South Asia has made substantial progress in agricultural production,
but this has been "neither adequate nor equitable enough to reduce
the region's huge backlog of poverty," said Farid Rahman, Acting
President of the Mahbub ul Haq Human Development Centre
[http://www.un.org.pk/hdc/hdcindex.htm ] in Islamabad, Pakistan,
which prepared the report with support from UNDP.
More than a third of the people in the region - 530 million - live in
extreme poverty, surviving on less than US$1 a day. The report covers
Bangladesh, Bhutan, India, Maldives, Nepal, Pakistan and Sri Lanka.
Agricultural development programmes have failed to benefit small
landholders, who constitute the majority of the rural poor, noted Dr.
Hari Krishna Upadhyaya, Chairman of the Centre for Environment and
Agricultural Policy Research Extension and Development in Kathmandu.
UNDP Resident Representative Henning Karcher pointed out that
productivity of the agricultural sector and rural development are
directly related to the targets of the first Millennium Development
Goal [http://www.undp.org/mdg/ ], which include halving the
proportion of people in extreme poverty and the proportion suffering
from hunger between 1990 and 2015.
The report calls women the "invisible and unrecognized backbone" of
South Asian agriculture, yet in rural areas they remain hostage to
backward, feudal traditions, it says. Women very rarely control
assets, including land, which seriously reduces their ability to
protect their basic rights and limits access to credit and support
services.
"Administrative structures have not shown adequate sensitivity to
rural women's needs, and as a result, women's programmes are still
peripheral," noted Mr. Karcher.
Small farms should be the centre of the revival of agriculture and
rural development, according to the study, and the incentive system
that is provided to commercial farming should not be at the expense
of the vast majority of the rural populace.

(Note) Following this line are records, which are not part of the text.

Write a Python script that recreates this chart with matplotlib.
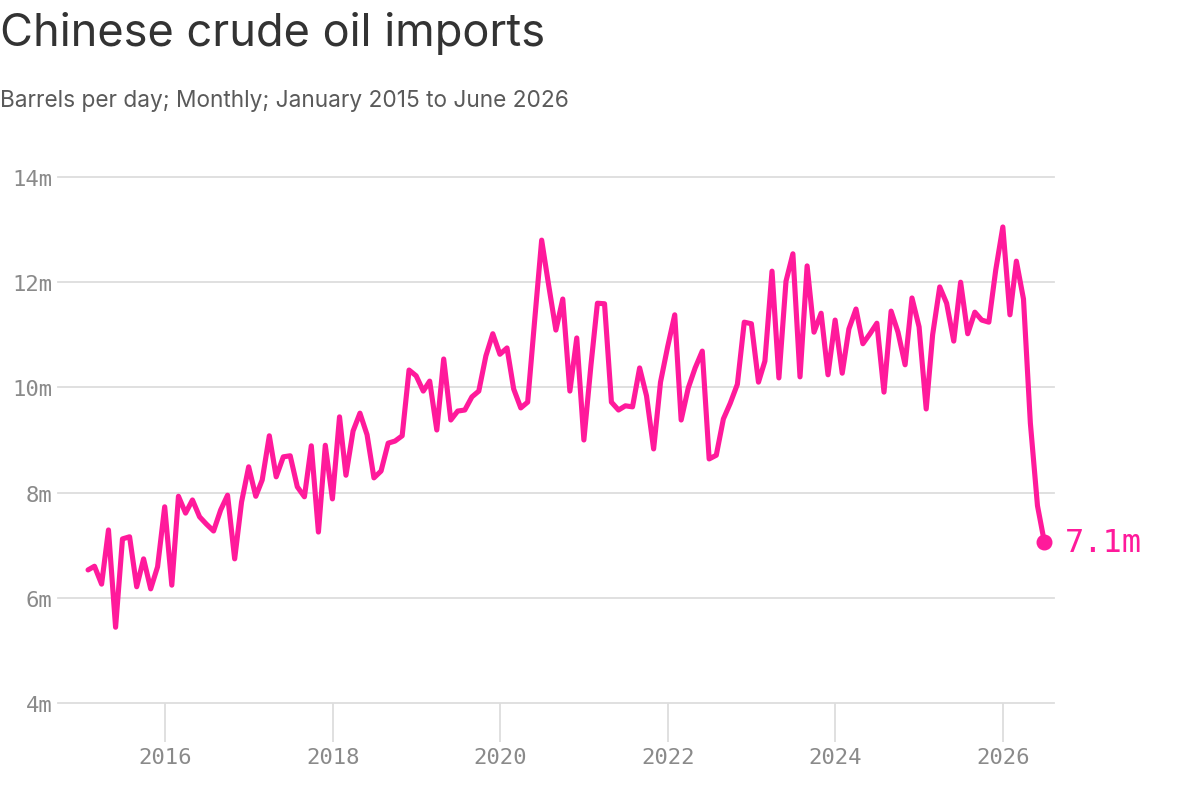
import numpy as np
import pandas as pd
import matplotlib
matplotlib.use("Agg")
import matplotlib.pyplot as plt
import matplotlib.dates as mdates

# Monthly crude imports, million barrels per day
v2015 = [6.53, 6.60, 6.26, 7.29, 5.44, 7.12, 7.16, 6.21, 6.74, 6.17, 6.59, 7.73]
v2016 = [6.24, 7.93, 7.61, 7.86, 7.54, 7.40, 7.27, 7.67, 7.95, 6.74, 7.82, 8.49]
v2017 = [7.93, 8.24, 9.08, 8.30, 8.68, 8.70, 8.11, 7.92, 8.89, 7.25, 8.90, 7.88]
v2018 = [9.44, 8.33, 9.17, 9.51, 9.10, 8.28, 8.41, 8.94, 8.98, 9.08, 10.33, 10.22]
v2019 = [9.93, 10.12, 9.19, 10.54, 9.38, 9.55, 9.57, 9.82, 9.93, 10.60, 11.02, 10.63]
v2020 = [10.75, 9.97, 9.61, 9.72, 11.30, 12.80, 11.93, 11.09, 11.68, 9.93, 10.94, 9.00]
v2021 = [10.43, 11.60, 11.59, 9.72, 9.57, 9.65, 9.63, 10.37, 9.84, 8.83, 10.10, 10.77]
v2022 = [11.38, 9.38, 9.99, 10.37, 10.69, 8.64, 8.71, 9.40, 9.70, 10.06, 11.24, 11.21]
v2023 = [10.10, 10.50, 12.21, 10.18, 12.02, 12.54, 10.20, 12.31, 11.05, 11.41, 10.24, 11.28]
v2024 = [10.27, 11.11, 11.49, 10.83, 11.02, 11.22, 9.91, 11.45, 11.05, 10.43, 11.70, 11.15]
v2025 = [9.59, 11.00, 11.91, 11.60, 10.88, 12.00, 11.02, 11.43, 11.28, 11.24, 12.23, 13.05]
v2026 = [11.38, 12.40, 11.68, 9.32, 7.75, 7.06]

values = v2015 + v2016 + v2017 + v2018 + v2019 + v2020 + v2021 + v2022 + v2023 + v2024 + v2025 + v2026
dates = pd.date_range("2015-01-31", periods=len(values), freq="ME")

y_ticks = [4, 6, 8, 10, 12, 14]
y_labels = ["4m", "6m", "8m", "10m", "12m", "14m"]
x_years = [2016, 2018, 2020, 2022, 2024, 2026]
end_label = "7.1m"

pink = "#FF1A9B"
grid_col = "#DDDDDD"
tick_col = "#8A8A8A"
mono = "DejaVu Sans Mono"

fig = plt.figure(figsize=(12, 8.12), dpi=100)
ax = fig.add_axes([58 / 1200, 1 - 704 / 812, 996 / 1200, 526 / 812])

ax.plot(dates, values, color=pink, lw=3.7, solid_joinstyle="round",
        solid_capstyle="round", zorder=3, clip_on=False)
ax.plot(dates[-1], values[-1], "o", color=pink, ms=10.5, zorder=4, clip_on=False)
ax.annotate(end_label, (dates[-1], values[-1]), xytext=(15, 0),
            textcoords="offset points", va="center", ha="left",
            color=pink, fontsize=23, family=mono)

ax.set_ylim(4, 14)
ax.set_xlim(pd.Timestamp("2014-09-22"), pd.Timestamp("2026-08-11"))

ax.set_yticks(y_ticks)
ax.set_yticklabels(y_labels)
ax.set_xticks([pd.Timestamp(f"{y}-01-01") for y in x_years])
ax.xaxis.set_major_formatter(mdates.DateFormatter("%Y"))

for y in y_ticks:
    ax.axhline(y, color=grid_col, lw=1.3, zorder=1, clip_on=False)

for s in ax.spines.values():
    s.set_visible(False)

ax.tick_params(axis="y", length=0, pad=4, labelsize=16, labelcolor=tick_col)
ax.tick_params(axis="x", direction="out", length=28, width=1.3, color=grid_col,
               pad=4, labelsize=16, labelcolor=tick_col)
for lab in ax.get_xticklabels() + ax.get_yticklabels():
    lab.set_family(mono)

fig.text(0 / 1200, 1 - 12 / 812, "Chinese crude oil imports", ha="left", va="top",
         fontsize=32.5, color="#333333", family="Inter")
fig.text(0 / 1200, 1 - 90 / 812, "Barrels per day; Monthly; January 2015 to June 2026",
         ha="left", va="top", fontsize=16.3, color="#5A5A5A", family="Inter")

fig.savefig("out.png", dpi=100, facecolor="white")
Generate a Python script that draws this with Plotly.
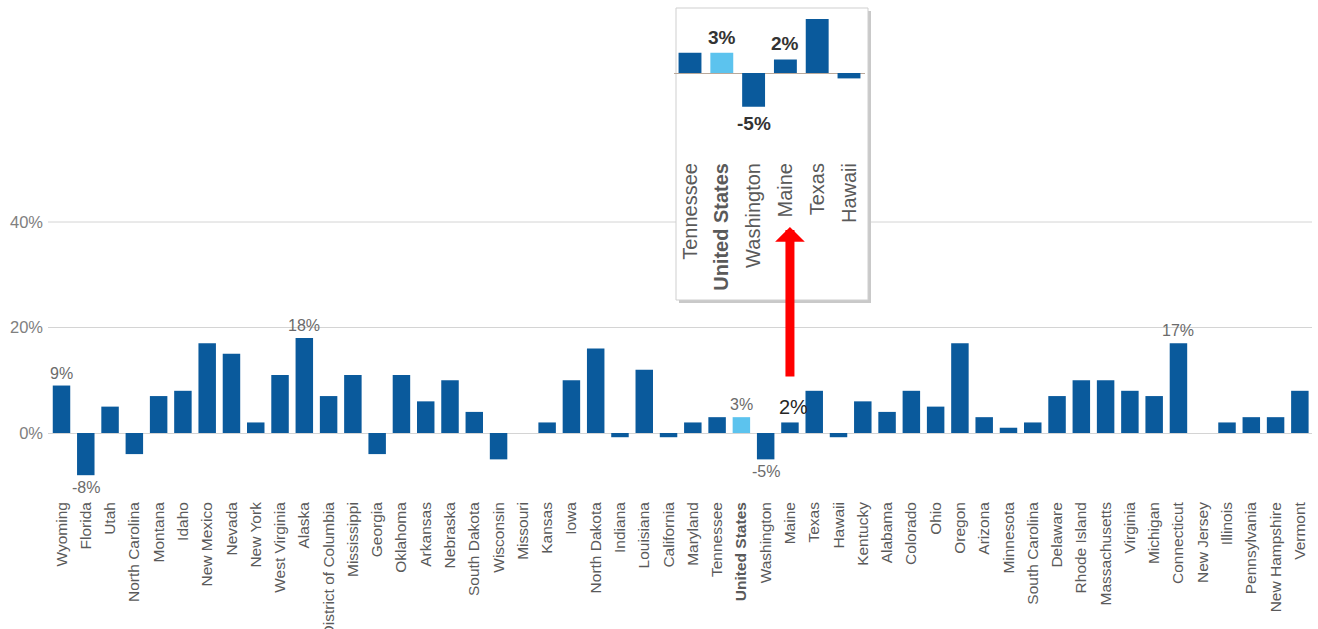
import plotly.graph_objects as go

# Annual change by state (percent)
states = [
    "Wyoming", "Florida", "Utah", "North Carolina", "Montana", "Idaho", "New Mexico",
    "Nevada", "New York", "West Virginia", "Alaska", "District of Columbia", "Mississippi",
    "Georgia", "Oklahoma", "Arkansas", "Nebraska", "South Dakota", "Wisconsin", "Missouri",
    "Kansas", "Iowa", "North Dakota", "Indiana", "Louisiana", "California", "Maryland",
    "Tennessee", "United States", "Washington", "Maine", "Texas", "Hawaii", "Kentucky",
    "Alabama", "Colorado", "Ohio", "Oregon", "Arizona", "Minnesota", "South Carolina",
    "Delaware", "Rhode Island", "Massachusetts", "Virginia", "Michigan", "Connecticut",
    "New Jersey", "Illinois", "Pennsylvania", "New Hampshire", "Vermont",
]
growth = [
    9, -8, 5, -4, 7, 8, 17,
    15, 2, 11, 18, 7, 11,
    -4, 11, 6, 10, 4, -5, 0,
    2, 10, 16, -0.8, 12, -0.8, 2,
    3, 3, -5, 2, 8, -0.8, 6,
    4, 8, 5, 17, 3, 1, 2,
    7, 10, 10, 8, 7, 17,
    0, 2, 3, 3, 8,
]
labeled_states = ["Wyoming", "Florida", "Alaska", "United States", "Washington", "Maine", "Connecticut"]
inset_states = ["Tennessee", "United States", "Washington", "Maine", "Texas", "Hawaii"]
inset_labeled = ["United States", "Washington", "Maine"]
highlight = "United States"
focus = "Maine"

y_ticks = [0, 20, 40]

DARK = "#0a5a9c"
LIGHT = "#5cc3ee"
FONT = "Liberation Sans, Arial, sans-serif"

W, H = 1318, 629
L, R, T, B = 48, 6, 0, 133
PW, PH = W - L - R, H - T - B


def fx(px):
    return (px - L) / PW


def fy(py):
    return (T + PH - py) / PH


value_of = dict(zip(states, growth))


def colors(names):
    return [LIGHT if n == highlight else DARK for n in names]


def tick_text(names):
    return [f"<b>{n}</b>" if n == highlight else n for n in names]


fig = go.Figure()

fig.add_trace(go.Bar(
    x=states, y=growth, marker=dict(color=colors(states), line=dict(width=0)),
    xaxis="x", yaxis="y", hoverinfo="x+y",
))

inset_vals = [value_of[s] for s in inset_states]
fig.add_trace(go.Bar(
    x=inset_states, y=inset_vals, marker=dict(color=colors(inset_states), line=dict(width=0)),
    xaxis="x2", yaxis="y2", hoverinfo="x+y",
))

shapes = []
# horizontal gridlines (drawn as shapes so the inset panel can sit over them)
for v in y_ticks[1:]:
    shapes.append(dict(type="line", xref="paper", yref="y", x0=0, x1=1, y0=v, y1=v,
                       line=dict(color="#d4d4d4", width=1), layer="below"))
# inset panel: shadow then white card
shapes.append(dict(type="rect", xref="paper", yref="paper",
                   x0=fx(679), x1=fx(871), y0=fy(303), y1=fy(11),
                   fillcolor="#c9c9c9", line=dict(width=0), layer="below"))
shapes.append(dict(type="rect", xref="paper", yref="paper",
                   x0=fx(676), x1=fx(868), y0=fy(300), y1=fy(8),
                   fillcolor="white", line=dict(color="#cfcfcf", width=1), layer="below"))

annotations = []
for s in labeled_states:
    v = value_of[s]
    big = s == focus
    annotations.append(dict(
        x=s, y=v, xref="x", yref="y", text=f"{v:.0f}%", showarrow=False,
        yanchor="bottom" if v >= 0 else "top", yshift=2 if v >= 0 else -2,
        xshift=4 if big else 0,
        font=dict(family=FONT, size=20 if big else 16, color="#262626" if big else "#6b6b6b"),
    ))
for s in inset_labeled:
    v = value_of[s]
    annotations.append(dict(
        x=s, y=v, xref="x2", yref="y2", text=f"<b>{v:.0f}%</b>", showarrow=False,
        yanchor="bottom" if v >= 0 else "top", yshift=3 if v >= 0 else -4,
        font=dict(family=FONT, size=19, color="#333333"),
    ))
# red pointer from the Maine bar up to the zoomed panel
annotations.append(dict(
    x=focus, xref="x", y=fy(227), yref="paper", ax=0, ay=151, axref="pixel", ayref="pixel",
    text="", showarrow=True, arrowhead=1, arrowsize=0.55, arrowwidth=9,
    arrowcolor="#ff0000", standoff=0, startstandoff=0,
))

fig.update_layout(
    width=W, height=H,
    margin=dict(l=L, r=R, t=T, b=B, autoexpand=False),
    paper_bgcolor="white", plot_bgcolor="rgba(0,0,0,0)",
    showlegend=False, bargap=0.28,
    font=dict(family=FONT, color="#595959"),
    xaxis=dict(
        domain=[0, 1], anchor="y", type="category",
        tickmode="array", tickvals=states, ticktext=tick_text(states),
        tickangle=-90, tickfont=dict(size=15.5, color="#5a5a5a"), ticklabelstandoff=2,
        showgrid=False, zeroline=False, showline=False, ticks="", automargin=False,
    ),
    yaxis=dict(
        domain=[0, 1], anchor="x",
        range=[-(T + PH - 433) / 5.275, (433 - T) / 5.275],
        tickmode="array", tickvals=y_ticks, ticktext=[f"{v}%" for v in y_ticks],
        tickfont=dict(size=16.5, color="#808080"), ticklabelstandoff=4,
        showgrid=False, zeroline=True, zerolinecolor="#d4d4d4", zerolinewidth=1,
        showline=False, ticks="", automargin=False,
    ),
    xaxis2=dict(
        domain=[fx(674.1), fx(864.9)], anchor="y2", type="category",
        tickmode="array", tickvals=inset_states, ticktext=tick_text(inset_states),
        tickangle=-90, tickfont=dict(size=20, color="#5a5a5a"),
        showgrid=False, zeroline=False, showline=False, ticks="", automargin=False,
    ),
    yaxis2=dict(
        domain=[fy(158), fy(12)], anchor="x2",
        range=[-(158 - 73) / 6.75, (73 - 12) / 6.75],
        showticklabels=False, showgrid=False, zeroline=True,
        zerolinecolor="#b9a89a", zerolinewidth=1, showline=False, ticks="", automargin=False,
    ),
    shapes=shapes,
    annotations=annotations,
)

fig.write_html("out.html")
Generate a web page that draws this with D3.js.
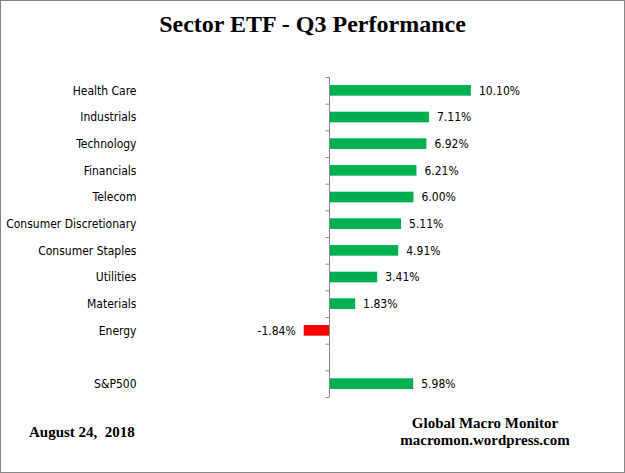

The report recommends accelerated investment in agricultural
research, technology, and infrastructure, including agricultural
marketing and irrigation facilities. It also urges governments to
create a legal framework to define property rights and speed land
reform.
For South Asian countries to benefit from globalization in
agricultural trade, the report says, it is important that the "rich
and prosperous proponents" of free trade in the North play a fairer
game by eliminating large agricultural subsidies.
For information on ordering the report please contact the Mahbub ul
Haq Human Development Centre <kh@hdc.isb.sdnpk.org>. For further
information, please contact Sangita Khadka <sangita.khadka@undp.org>,
UNDP Nepal, or Trygve Olfarnes <trygve.olfarnes@undp.org>, UNDP
Communications Office.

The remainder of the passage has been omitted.